2. Denormalizing before measuring the real need
If the normalized design is already fine, early denormalization can add unnecessary complexity.
3. Not defining refresh or ownership rules
If you duplicate data, you must define how it stays correct.
4. Using denormalized fields without clarifying whether they are live or historical
This creates reporting confusion and business misunderstandings.
5. Letting the denormalized model replace the actual source of truth
This makes long-term maintenance much harder.
A practical decision framework
If you are deciding whether to normalize or denormalize, these questions help a lot:
1. Is this field core business truth?
If yes, normalization is usually safer.
2. Does this value change often?
If yes, duplication may create maintenance pain.
3. Is the same join or computation repeated constantly?
If yes, denormalization may be justified.
4. Is the workload read-heavy or write-heavy?
Read-heavy systems often justify more denormalized serving models.
5. Does downstream reporting need simpler shapes?
If yes, denormalized marts or summaries can be helpful.
6. Do we have a clear way to keep duplicated values correct?
If no, denormalization is risky.
7. Is this a transactional core table or a reporting-serving layer?
Transactional cores usually stay more normalized. Reporting layers often denormalize more.
These questions lead to much better design decisions than ideology alone.
A healthy architecture pattern
A very healthy architecture in many modern systems looks like this:
Operational database
More normalized. Focused on correctness and updates.
Serving or reporting layer
More denormalized. Focused on read speed, simplicity, or analytics.
This pattern works well because it respects both priorities:
- normalized truth
- denormalized convenience
That is one of the most mature ways to think about the topic.
FAQ
What is normalization in SQL?
Normalization is the process of organizing data into separate related tables to reduce duplication, improve consistency, and make updates safer.

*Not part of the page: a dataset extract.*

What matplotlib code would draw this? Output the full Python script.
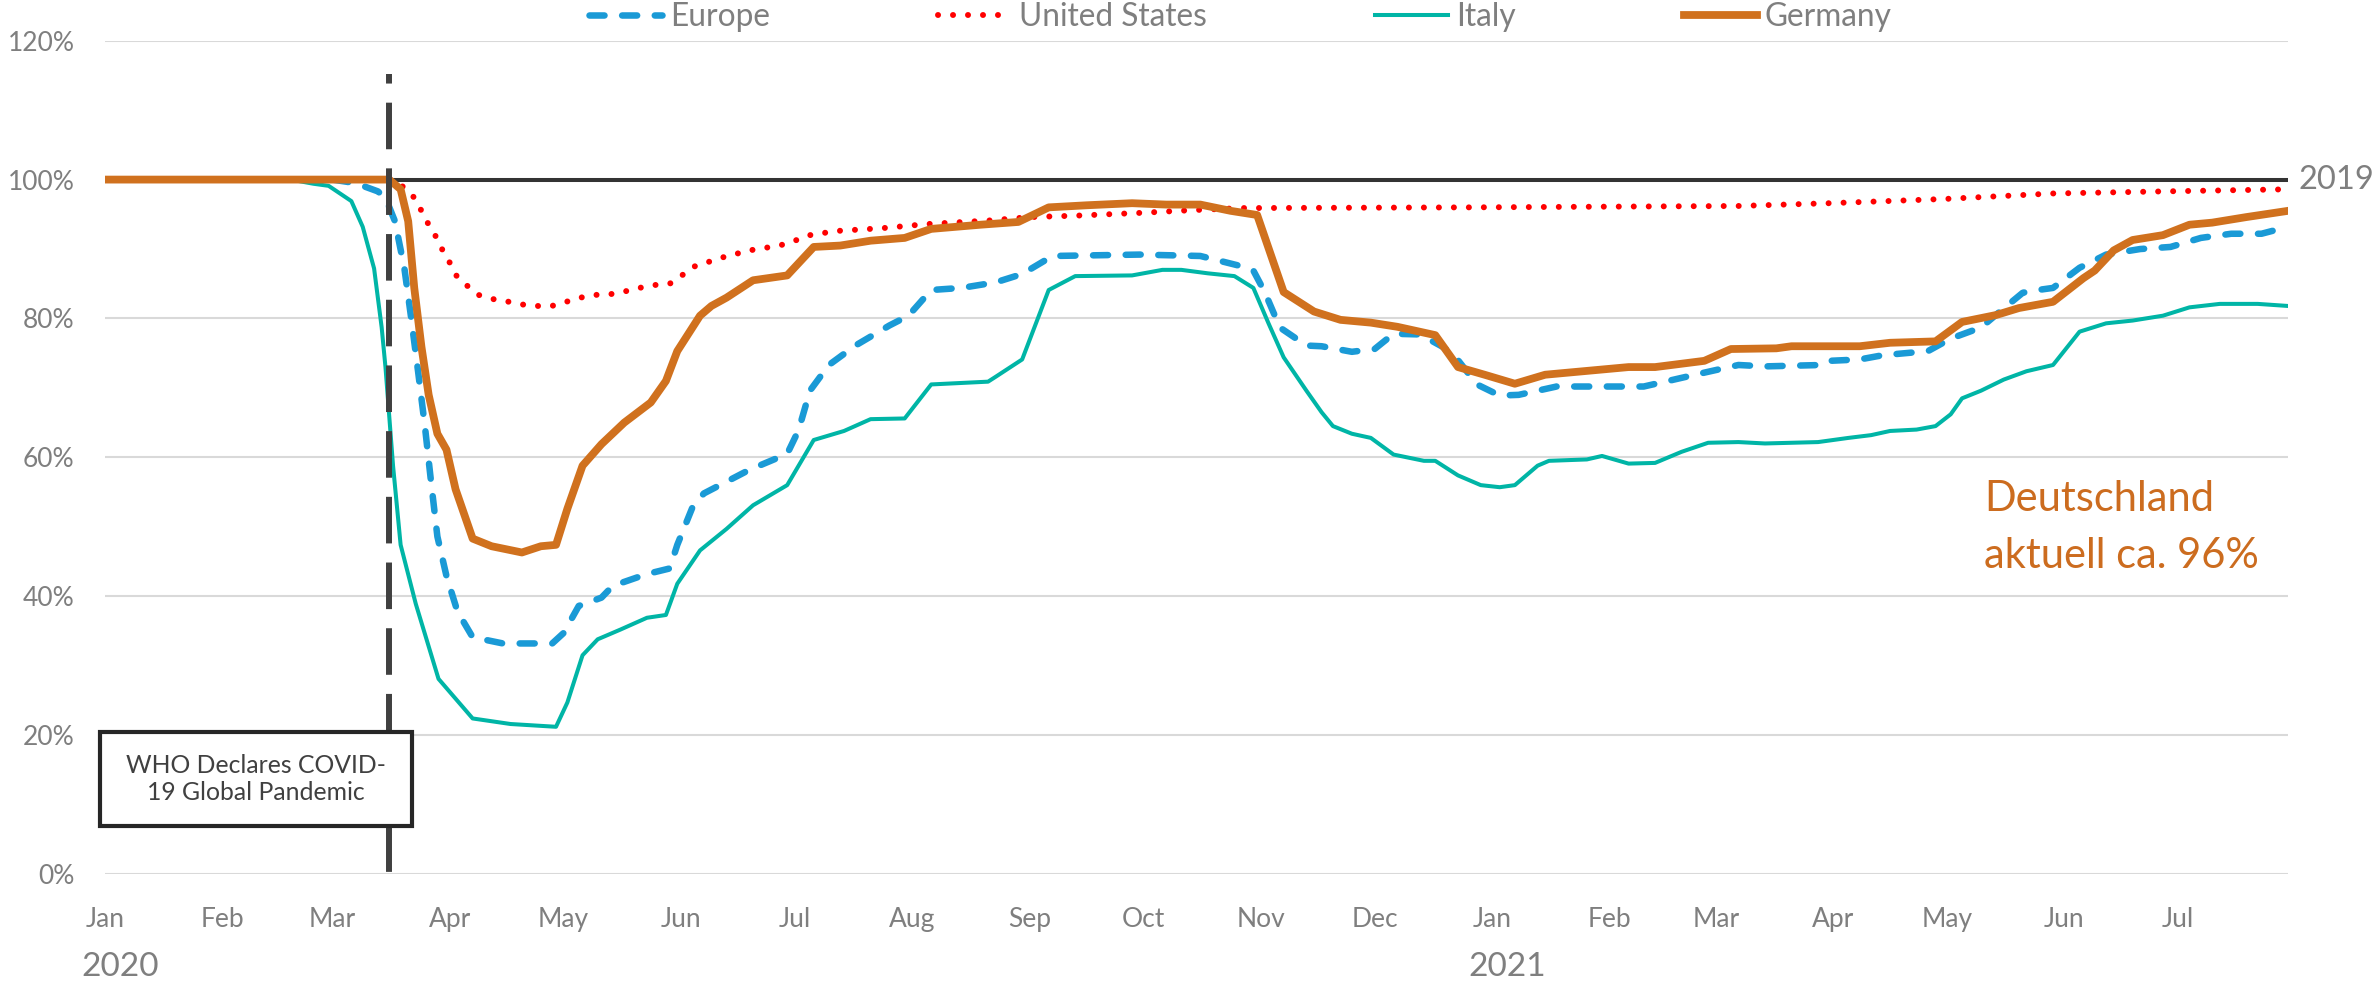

What is denormalization in SQL?
Denormalization is the intentional duplication or precomputation of data to reduce joins, simplify reads, or improve performance for specific workloads.
Is normalization always better than denormalization?
No. Normalization is usually the better default for correctness and maintainability, but denormalization can be the right choice when real read patterns, reporting needs, or performance requirements justify it.
When should I denormalize a database?
You should consider denormalization when important read queries are too expensive with the normalized design, when the same joined data is repeatedly needed, or when precomputed values significantly improve real application or analytics workloads.
Final thoughts
SQL normalization vs denormalization is really a question of tradeoffs.
Normalization gives you:
- cleaner data ownership
- less duplication
- stronger consistency
- safer updates
- and clearer relational structure
Denormalization gives you:
- simpler reads in some cases
- fewer expensive joins
- faster reporting paths
- precomputed convenience
- and more optimized serving models for specific workloads
That is why the strongest approach is usually not choosing one forever. It is using both intelligently.
The best practical rule is still the simplest one:
- normalize by default
- denormalize deliberately
If you follow that rule, your schemas will usually stay cleaner, your data will stay more trustworthy, and your denormalization choices will be based on real value instead of guesswork.